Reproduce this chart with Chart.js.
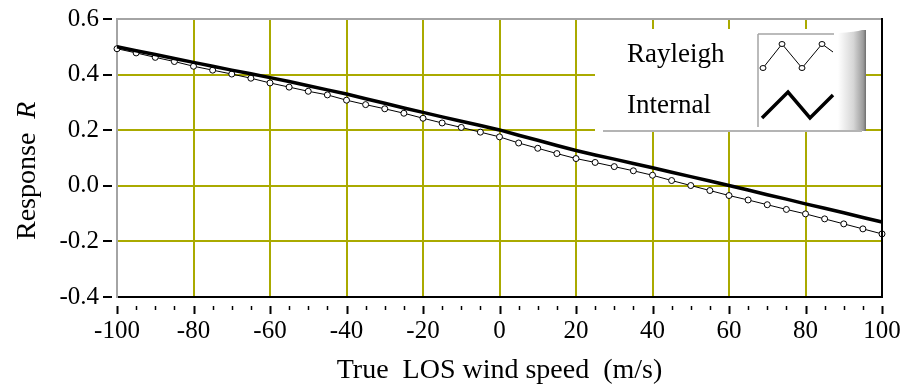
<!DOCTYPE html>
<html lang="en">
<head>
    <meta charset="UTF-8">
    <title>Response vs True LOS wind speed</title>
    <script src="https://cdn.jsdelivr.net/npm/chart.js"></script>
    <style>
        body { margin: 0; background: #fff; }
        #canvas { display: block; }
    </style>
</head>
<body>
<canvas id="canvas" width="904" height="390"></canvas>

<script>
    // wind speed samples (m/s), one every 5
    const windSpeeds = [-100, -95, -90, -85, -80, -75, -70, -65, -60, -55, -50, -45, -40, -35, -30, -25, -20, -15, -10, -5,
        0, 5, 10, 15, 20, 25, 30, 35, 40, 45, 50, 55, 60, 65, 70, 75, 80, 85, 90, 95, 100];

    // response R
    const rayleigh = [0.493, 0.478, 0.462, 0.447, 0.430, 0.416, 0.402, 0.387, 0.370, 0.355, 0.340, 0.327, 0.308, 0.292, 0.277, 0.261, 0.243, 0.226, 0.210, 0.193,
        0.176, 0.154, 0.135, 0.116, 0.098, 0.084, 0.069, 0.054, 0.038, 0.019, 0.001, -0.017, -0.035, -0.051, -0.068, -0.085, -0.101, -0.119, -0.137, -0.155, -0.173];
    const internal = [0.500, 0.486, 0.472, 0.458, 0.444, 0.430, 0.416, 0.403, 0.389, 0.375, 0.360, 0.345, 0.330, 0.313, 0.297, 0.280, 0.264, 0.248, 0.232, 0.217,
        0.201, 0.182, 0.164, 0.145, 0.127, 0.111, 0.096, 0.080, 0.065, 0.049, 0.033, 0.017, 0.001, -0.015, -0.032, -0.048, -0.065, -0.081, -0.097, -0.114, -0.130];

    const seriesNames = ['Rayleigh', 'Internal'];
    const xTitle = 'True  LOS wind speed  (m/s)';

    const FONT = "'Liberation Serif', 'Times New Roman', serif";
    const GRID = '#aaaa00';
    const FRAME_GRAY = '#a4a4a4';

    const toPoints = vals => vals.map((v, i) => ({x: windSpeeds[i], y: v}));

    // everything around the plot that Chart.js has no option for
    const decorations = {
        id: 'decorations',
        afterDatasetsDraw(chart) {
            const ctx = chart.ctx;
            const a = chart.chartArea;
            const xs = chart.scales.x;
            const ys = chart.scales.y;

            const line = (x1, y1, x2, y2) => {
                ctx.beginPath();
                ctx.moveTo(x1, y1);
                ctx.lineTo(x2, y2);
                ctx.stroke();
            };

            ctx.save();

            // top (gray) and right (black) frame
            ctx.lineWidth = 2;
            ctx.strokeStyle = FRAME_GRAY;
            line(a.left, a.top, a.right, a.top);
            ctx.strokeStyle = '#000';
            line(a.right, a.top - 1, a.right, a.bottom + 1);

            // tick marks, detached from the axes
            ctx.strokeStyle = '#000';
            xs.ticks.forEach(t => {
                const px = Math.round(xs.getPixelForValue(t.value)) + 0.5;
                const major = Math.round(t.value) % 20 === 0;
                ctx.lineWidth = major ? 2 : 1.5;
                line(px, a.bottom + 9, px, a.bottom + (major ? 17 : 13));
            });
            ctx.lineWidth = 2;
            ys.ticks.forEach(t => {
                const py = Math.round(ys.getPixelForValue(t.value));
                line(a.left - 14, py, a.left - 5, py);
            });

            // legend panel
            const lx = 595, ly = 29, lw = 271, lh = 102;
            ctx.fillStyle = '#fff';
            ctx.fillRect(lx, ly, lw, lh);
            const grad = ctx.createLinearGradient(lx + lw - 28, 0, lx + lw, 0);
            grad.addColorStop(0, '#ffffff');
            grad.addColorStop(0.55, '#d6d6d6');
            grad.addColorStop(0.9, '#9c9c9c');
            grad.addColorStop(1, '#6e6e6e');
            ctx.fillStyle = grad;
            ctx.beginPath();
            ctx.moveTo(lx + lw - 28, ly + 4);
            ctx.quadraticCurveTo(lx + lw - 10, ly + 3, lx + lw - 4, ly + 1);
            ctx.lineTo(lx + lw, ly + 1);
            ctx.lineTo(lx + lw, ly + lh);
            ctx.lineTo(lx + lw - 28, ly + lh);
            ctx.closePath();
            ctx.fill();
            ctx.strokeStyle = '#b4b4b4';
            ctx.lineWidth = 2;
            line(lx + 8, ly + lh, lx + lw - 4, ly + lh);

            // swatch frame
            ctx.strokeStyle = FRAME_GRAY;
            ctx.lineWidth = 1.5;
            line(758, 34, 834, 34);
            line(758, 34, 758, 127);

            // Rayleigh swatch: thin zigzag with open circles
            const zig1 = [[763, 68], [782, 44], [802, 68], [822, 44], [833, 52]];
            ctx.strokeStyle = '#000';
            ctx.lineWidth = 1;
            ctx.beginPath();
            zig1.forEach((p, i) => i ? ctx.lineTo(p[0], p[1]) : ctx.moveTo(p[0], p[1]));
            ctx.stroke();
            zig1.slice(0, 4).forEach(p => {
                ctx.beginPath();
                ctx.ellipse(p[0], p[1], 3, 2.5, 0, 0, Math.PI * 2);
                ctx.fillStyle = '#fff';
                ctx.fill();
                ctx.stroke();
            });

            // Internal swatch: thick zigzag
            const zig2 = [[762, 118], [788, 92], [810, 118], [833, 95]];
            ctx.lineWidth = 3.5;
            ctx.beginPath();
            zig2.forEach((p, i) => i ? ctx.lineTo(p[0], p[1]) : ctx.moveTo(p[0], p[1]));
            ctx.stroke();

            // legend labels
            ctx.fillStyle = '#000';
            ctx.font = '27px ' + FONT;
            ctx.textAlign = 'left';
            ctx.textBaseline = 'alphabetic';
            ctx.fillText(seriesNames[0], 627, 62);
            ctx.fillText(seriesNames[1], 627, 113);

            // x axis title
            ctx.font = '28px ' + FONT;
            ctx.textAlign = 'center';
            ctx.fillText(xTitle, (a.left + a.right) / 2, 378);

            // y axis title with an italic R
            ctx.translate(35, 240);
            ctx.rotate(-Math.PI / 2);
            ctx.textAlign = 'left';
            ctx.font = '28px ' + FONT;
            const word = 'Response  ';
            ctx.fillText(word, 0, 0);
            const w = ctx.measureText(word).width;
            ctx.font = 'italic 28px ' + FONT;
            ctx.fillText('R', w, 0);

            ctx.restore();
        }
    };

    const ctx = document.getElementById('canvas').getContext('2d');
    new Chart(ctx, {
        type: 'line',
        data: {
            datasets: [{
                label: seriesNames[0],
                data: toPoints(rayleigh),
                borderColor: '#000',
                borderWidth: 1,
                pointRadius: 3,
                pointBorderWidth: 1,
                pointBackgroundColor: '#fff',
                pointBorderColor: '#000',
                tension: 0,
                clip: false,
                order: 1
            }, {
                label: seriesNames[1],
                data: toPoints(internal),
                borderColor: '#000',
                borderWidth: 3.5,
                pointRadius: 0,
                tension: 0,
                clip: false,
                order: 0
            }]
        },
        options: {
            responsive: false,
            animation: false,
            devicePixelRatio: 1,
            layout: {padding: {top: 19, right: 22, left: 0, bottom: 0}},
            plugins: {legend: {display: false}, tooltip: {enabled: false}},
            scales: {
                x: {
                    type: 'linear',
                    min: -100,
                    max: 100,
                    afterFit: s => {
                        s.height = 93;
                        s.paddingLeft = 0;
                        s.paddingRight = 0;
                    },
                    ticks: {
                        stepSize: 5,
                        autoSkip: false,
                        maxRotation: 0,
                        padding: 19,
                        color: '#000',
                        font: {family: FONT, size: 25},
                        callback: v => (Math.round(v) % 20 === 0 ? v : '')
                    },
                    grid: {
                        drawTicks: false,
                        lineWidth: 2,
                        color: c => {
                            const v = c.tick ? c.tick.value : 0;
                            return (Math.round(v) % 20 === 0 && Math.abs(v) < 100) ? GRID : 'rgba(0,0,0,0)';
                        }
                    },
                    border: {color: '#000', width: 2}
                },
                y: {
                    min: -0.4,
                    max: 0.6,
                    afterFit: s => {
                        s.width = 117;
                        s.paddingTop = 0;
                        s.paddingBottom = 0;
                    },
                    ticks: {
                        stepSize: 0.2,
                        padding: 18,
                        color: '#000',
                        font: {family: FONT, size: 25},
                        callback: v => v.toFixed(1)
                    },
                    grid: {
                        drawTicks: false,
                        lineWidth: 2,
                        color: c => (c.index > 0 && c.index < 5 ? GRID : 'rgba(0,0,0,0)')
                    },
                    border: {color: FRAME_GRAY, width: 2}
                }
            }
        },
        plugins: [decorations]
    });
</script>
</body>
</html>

_____

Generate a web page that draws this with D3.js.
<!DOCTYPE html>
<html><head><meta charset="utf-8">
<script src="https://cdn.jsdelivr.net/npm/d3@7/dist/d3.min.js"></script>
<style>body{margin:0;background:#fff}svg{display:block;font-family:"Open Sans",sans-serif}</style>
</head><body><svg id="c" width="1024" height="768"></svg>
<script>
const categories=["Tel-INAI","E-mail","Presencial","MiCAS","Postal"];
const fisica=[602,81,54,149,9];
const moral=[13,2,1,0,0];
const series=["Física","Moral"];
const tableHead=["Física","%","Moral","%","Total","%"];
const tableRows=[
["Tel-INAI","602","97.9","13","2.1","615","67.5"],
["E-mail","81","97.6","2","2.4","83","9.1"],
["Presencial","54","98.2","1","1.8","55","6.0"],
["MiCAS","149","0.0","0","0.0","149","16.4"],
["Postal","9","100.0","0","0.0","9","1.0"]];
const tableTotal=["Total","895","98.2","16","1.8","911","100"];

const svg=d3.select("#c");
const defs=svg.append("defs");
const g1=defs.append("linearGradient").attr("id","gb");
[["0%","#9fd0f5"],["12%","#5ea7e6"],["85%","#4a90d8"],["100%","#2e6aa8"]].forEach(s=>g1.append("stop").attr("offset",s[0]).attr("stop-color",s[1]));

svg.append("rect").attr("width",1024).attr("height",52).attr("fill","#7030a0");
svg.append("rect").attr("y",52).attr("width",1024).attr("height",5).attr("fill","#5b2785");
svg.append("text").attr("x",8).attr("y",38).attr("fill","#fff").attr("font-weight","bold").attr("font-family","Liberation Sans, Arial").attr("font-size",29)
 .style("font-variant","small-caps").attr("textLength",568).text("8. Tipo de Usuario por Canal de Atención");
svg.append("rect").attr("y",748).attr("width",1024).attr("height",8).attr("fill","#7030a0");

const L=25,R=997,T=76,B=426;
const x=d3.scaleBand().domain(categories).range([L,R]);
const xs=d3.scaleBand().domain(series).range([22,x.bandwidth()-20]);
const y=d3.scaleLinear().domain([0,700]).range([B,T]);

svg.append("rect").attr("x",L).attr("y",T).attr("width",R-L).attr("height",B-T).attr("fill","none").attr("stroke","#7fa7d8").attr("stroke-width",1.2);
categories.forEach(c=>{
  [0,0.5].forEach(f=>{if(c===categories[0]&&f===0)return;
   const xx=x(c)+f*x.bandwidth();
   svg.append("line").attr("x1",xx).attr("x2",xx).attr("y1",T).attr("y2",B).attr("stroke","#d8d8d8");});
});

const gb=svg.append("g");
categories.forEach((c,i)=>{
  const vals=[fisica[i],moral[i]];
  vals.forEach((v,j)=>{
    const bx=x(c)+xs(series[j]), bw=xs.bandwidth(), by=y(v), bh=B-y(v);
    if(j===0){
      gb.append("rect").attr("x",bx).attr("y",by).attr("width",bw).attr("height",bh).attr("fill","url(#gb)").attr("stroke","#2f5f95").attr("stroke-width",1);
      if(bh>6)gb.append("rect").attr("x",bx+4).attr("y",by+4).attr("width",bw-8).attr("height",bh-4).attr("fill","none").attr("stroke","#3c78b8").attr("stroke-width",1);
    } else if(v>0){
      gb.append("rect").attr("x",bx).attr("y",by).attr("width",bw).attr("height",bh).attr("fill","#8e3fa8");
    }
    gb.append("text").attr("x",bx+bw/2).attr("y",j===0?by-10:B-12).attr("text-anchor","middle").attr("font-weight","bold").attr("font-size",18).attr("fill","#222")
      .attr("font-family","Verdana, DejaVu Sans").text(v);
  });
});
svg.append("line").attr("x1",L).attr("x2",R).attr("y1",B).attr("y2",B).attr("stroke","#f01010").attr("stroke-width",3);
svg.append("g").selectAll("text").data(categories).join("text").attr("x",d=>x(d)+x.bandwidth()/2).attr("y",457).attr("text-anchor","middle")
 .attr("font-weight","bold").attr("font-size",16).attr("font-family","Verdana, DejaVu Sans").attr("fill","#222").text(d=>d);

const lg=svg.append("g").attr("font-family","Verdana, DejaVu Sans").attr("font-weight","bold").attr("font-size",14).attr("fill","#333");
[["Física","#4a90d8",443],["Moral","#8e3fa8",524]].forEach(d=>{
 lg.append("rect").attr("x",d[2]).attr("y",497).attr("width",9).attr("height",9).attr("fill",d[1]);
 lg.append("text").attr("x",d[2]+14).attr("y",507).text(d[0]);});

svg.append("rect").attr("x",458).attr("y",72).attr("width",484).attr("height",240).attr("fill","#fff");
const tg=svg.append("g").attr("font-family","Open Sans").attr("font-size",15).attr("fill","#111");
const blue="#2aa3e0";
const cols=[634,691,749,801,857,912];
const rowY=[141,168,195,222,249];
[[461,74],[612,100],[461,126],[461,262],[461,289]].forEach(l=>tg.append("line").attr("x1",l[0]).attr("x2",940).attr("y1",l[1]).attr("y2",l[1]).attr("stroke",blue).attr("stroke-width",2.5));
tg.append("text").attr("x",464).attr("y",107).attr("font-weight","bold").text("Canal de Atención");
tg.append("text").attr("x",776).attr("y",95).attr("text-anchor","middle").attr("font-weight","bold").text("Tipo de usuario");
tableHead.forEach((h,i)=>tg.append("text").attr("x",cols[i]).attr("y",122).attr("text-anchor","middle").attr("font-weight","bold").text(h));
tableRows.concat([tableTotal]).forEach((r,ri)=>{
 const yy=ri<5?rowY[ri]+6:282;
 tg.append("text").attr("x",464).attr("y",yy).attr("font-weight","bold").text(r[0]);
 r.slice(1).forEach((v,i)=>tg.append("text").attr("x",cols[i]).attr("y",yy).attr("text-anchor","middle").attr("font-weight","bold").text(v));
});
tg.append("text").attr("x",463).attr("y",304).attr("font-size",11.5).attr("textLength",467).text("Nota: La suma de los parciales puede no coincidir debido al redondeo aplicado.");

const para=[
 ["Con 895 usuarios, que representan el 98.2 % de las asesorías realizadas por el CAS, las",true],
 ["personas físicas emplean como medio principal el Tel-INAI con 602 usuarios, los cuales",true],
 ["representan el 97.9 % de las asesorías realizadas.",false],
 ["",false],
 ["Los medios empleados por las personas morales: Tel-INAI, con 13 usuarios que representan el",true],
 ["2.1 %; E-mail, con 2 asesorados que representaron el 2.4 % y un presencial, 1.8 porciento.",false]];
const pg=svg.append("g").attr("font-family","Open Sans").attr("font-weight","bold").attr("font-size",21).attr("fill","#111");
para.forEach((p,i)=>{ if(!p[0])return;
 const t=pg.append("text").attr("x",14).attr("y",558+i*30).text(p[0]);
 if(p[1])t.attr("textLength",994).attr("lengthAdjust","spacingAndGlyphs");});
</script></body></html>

_____

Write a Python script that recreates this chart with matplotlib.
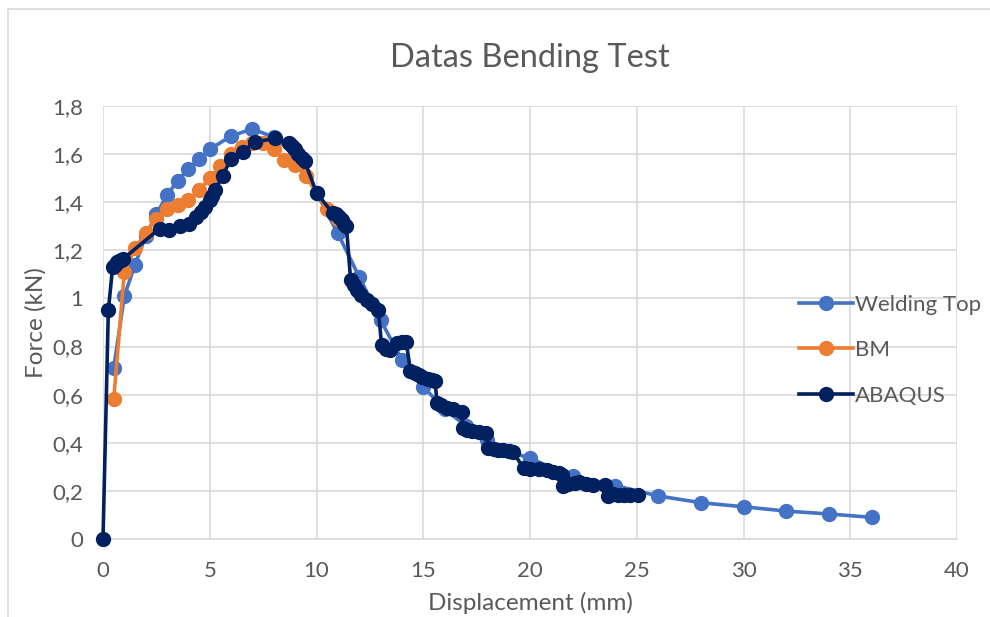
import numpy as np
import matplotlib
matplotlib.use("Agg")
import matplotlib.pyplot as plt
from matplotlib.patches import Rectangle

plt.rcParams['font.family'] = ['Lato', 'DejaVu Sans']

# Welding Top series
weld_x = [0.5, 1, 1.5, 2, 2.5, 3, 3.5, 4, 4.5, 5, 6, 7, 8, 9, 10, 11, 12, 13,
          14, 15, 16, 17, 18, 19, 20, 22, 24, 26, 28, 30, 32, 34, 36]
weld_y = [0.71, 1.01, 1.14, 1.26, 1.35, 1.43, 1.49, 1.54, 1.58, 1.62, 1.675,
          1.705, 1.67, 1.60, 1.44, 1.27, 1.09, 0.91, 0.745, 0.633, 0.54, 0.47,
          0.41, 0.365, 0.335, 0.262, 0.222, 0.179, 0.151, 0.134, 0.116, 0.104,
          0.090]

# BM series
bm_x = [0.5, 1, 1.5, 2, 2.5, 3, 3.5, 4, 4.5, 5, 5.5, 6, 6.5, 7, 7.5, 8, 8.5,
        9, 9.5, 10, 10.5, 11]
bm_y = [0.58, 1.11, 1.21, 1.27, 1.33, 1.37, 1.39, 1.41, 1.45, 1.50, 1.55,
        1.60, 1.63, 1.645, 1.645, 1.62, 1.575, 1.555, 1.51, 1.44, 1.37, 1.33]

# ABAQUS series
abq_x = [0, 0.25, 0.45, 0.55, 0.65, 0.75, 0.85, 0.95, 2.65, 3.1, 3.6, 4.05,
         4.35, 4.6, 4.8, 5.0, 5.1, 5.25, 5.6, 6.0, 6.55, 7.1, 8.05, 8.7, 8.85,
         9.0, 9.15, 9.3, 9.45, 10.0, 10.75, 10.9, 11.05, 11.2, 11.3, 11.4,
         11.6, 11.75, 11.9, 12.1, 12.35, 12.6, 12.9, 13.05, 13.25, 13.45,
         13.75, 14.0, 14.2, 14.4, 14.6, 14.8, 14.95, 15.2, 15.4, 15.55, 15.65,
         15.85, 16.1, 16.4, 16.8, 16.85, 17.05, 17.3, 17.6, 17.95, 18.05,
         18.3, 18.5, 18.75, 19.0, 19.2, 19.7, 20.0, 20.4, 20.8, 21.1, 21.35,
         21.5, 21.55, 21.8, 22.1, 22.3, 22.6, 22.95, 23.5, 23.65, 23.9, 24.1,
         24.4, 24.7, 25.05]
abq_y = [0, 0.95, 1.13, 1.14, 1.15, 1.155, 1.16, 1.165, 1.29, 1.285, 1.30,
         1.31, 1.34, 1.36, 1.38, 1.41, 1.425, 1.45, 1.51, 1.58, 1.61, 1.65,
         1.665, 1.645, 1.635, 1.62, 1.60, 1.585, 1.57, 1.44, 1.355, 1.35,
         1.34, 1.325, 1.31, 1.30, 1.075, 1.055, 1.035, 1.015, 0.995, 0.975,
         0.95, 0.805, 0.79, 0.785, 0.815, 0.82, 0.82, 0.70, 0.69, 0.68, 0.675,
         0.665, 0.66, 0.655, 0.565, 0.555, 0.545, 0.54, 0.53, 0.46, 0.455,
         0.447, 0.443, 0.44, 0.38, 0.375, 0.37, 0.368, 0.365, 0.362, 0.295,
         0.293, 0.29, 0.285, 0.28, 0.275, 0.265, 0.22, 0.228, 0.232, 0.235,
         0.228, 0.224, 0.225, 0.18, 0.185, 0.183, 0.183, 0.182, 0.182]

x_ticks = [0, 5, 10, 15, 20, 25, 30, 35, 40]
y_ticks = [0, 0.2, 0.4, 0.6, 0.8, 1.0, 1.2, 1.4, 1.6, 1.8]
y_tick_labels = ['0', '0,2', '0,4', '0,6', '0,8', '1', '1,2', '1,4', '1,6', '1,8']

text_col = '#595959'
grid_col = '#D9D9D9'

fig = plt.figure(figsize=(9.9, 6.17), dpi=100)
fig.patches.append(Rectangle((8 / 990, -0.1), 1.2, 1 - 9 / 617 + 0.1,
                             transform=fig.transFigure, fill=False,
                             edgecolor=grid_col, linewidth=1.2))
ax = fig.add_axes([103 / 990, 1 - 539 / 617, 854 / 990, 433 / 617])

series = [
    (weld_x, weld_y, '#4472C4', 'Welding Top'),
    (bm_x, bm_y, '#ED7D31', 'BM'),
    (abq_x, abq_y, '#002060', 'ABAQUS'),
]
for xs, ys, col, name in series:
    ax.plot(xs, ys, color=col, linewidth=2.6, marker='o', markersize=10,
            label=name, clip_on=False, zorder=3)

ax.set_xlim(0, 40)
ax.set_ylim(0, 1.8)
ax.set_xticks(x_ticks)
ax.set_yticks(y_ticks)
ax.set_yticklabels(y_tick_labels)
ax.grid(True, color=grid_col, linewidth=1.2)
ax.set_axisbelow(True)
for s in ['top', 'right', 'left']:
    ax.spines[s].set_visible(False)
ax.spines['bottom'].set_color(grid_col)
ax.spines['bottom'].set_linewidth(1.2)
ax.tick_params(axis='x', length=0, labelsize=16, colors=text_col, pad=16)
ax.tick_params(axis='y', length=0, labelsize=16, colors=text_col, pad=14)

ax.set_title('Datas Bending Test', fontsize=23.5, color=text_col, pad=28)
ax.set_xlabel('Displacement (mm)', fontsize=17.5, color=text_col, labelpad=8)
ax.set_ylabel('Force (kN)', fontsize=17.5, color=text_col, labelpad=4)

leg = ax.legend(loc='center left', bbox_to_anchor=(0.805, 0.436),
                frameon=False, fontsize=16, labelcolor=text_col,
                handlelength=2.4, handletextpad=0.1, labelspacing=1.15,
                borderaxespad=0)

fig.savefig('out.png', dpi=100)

_____

_TASK TO CARRY OUT_: Write out again exactly the lines above from the one with "Reproduce this chart with Chart.js." through the one with "90, 95, 100];", adding no other lines and no pictures.

_COMPLETED TASK_:
Reproduce this chart with Chart.js.
<!DOCTYPE html>
<html lang="en">
<head>
    <meta charset="UTF-8">
    <title>Response vs True LOS wind speed</title>
    <script src="https://cdn.jsdelivr.net/npm/chart.js"></script>
    <style>
        body { margin: 0; background: #fff; }
        #canvas { display: block; }
    </style>
</head>
<body>
<canvas id="canvas" width="904" height="390"></canvas>

<script>
    // wind speed samples (m/s), one every 5
    const windSpeeds = [-100, -95, -90, -85, -80, -75, -70, -65, -60, -55, -50, -45, -40, -35, -30, -25, -20, -15, -10, -5,
        0, 5, 10, 15, 20, 25, 30, 35, 40, 45, 50, 55, 60, 65, 70, 75, 80, 85, 90, 95, 100];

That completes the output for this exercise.